- Goal
Write out the material exactly, without any of its pictures.

- Source material

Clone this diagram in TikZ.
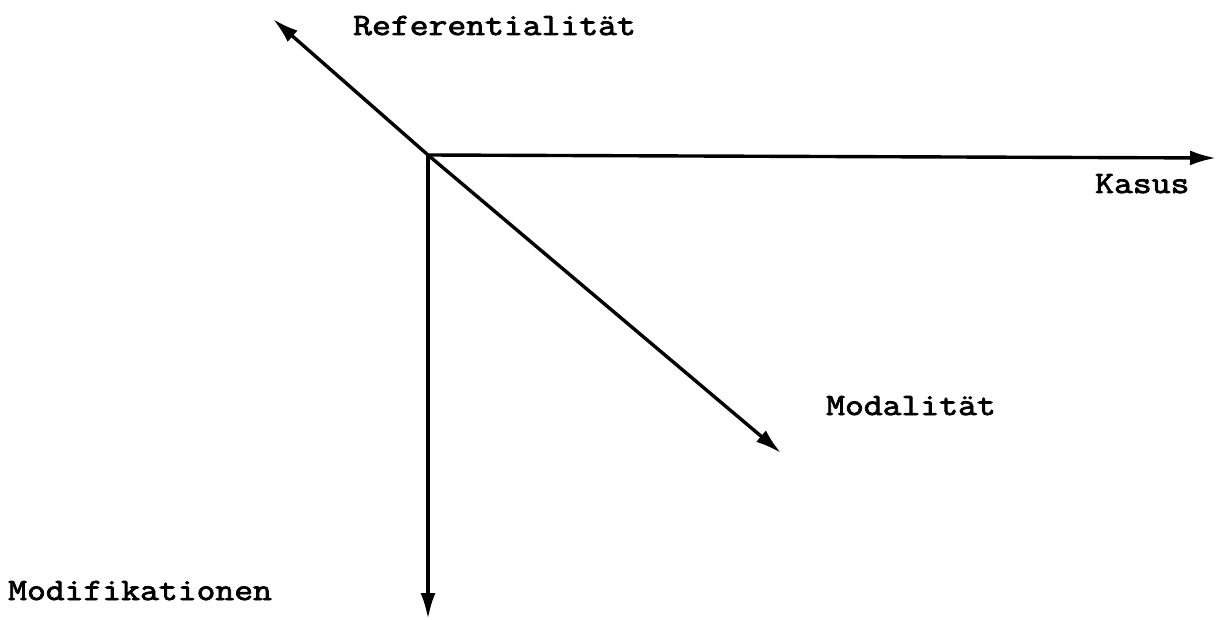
\documentclass[tikz,border=0pt]{standalone}
\usepackage{fontspec}
\newfontfamily\labelfont[FakeBold=2.6, FakeStretch=1.18]{Latin Modern Mono}
\usetikzlibrary{arrows.meta, positioning}

\begin{document}
\begin{tikzpicture}[
  x=1pt, y=-1pt,
  every node/.style={font=\labelfont\fontsize{31}{37}\selectfont, inner sep=0pt},
  axis/.style={-{Latex[length=26pt, width=15pt]}, line width=3.4pt},
  axislabel/.style={anchor=base west}
]
\useasboundingbox (0,0) rectangle (1217,620);

% origin and axis ends
\coordinate (o) at (428,155);
\coordinate (ref) at (273,19);
\coordinate (kas) at (1216,158);
\coordinate (mod) at (781,453);
\coordinate (modi) at (428,619);

% axes
\draw[axis] (o) -- (ref);
\draw[axis] (o) -- (kas);
\draw[axis] (o) -- (mod);
\draw[axis] (o) -- (modi);

% labels
\node[axislabel] (reflabel) at (353,35) {Referentialität};
\node[axislabel] (kaslabel) at (1095,193) {Kasus};
\node[axislabel] (modlabel) at (826,415) {Modalität};
\node[axislabel] (modilabel) at (8,600) {Modifikationen};

\end{tikzpicture}
\end{document}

- Written solution
Clone this diagram in TikZ.
\documentclass[tikz,border=0pt]{standalone}
\usepackage{fontspec}
\newfontfamily\labelfont[FakeBold=2.6, FakeStretch=1.18]{Latin Modern Mono}
\usetikzlibrary{arrows.meta, positioning}

\begin{document}
\begin{tikzpicture}[
  x=1pt, y=-1pt,
  every node/.style={font=\labelfont\fontsize{31}{37}\selectfont, inner sep=0pt},
  axis/.style={-{Latex[length=26pt, width=15pt]}, line width=3.4pt},
  axislabel/.style={anchor=base west}
]
\useasboundingbox (0,0) rectangle (1217,620);

% origin and axis ends
\coordinate (o) at (428,155);
\coordinate (ref) at (273,19);
\coordinate (kas) at (1216,158);
\coordinate (mod) at (781,453);
\coordinate (modi) at (428,619);

% axes
\draw[axis] (o) -- (ref);
\draw[axis] (o) -- (kas);
\draw[axis] (o) -- (mod);
\draw[axis] (o) -- (modi);

% labels
\node[axislabel] (reflabel) at (353,35) {Referentialität};
\node[axislabel] (kaslabel) at (1095,193) {Kasus};
\node[axislabel] (modlabel) at (826,415) {Modalität};
\node[axislabel] (modilabel) at (8,600) {Modifikationen};

\end{tikzpicture}
\end{document}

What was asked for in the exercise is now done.